From a breakfast option to an effective experiential investment, coffee experiences within hotels have had an image makeover, leading to higher ROIs
Coffee is a brew that luxury hotels experimented with even before they veered to the high tea experience. At The Tamara Coorg, located within a lush coffee estate, guests can pluck the berries in season, pulping, blending and roasting the beans to make their own blend. At Vivanta by Taj, Madekeri, guests can wake up to a strong cup of coffee from the coffee estates close-by and a view of the intense green jungle.
OYO Rooms has made it possible for guests associated with them to order beverages through a mobile app. Without a doubt, coffee has been the most ordered beverage on this app. Even your average hotel today offers a myriad coffee choice.
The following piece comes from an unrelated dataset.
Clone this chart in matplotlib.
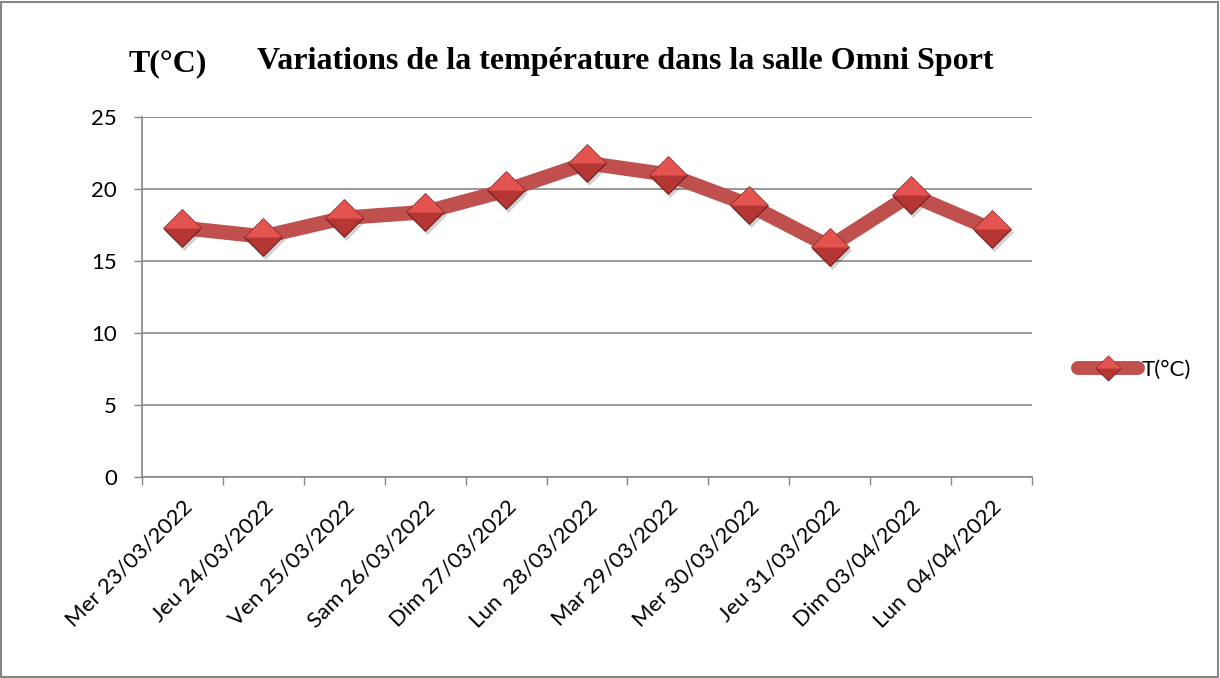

The selection of coffee is determined by two factors: One, says Manmeet Singh, director of f&b at The Park Kolkata, the commercials involved and two, the machine used to make the brew.
The history of how the coffee experience in hotels evolved is fascinating. Reminiscing to the beginning of the coffee culture in hotels back in the 1980s, he says, “When most budget hotels were happy serving coffee traditionally brewed in a boiler and then transferred into a kettle, which a server takes around on request (a service we see largely in flights these days), premium brands would invest in fancy coffee machines that would dole out popular variants,” he says.
But such coffee machines were limited to sections in hotels that mattered such as a business lounge, coffee shops (now reinvented as all-day dining) or as Saket Gupta, vice president-sales & marketing, Waterstones Hotel likes to put it, “Hubs that could make a sell. After all coffee, back in those days, was a serious investment and could cost up to INR15 a cup.” Clearly, that was a mini fortune in the 1980s.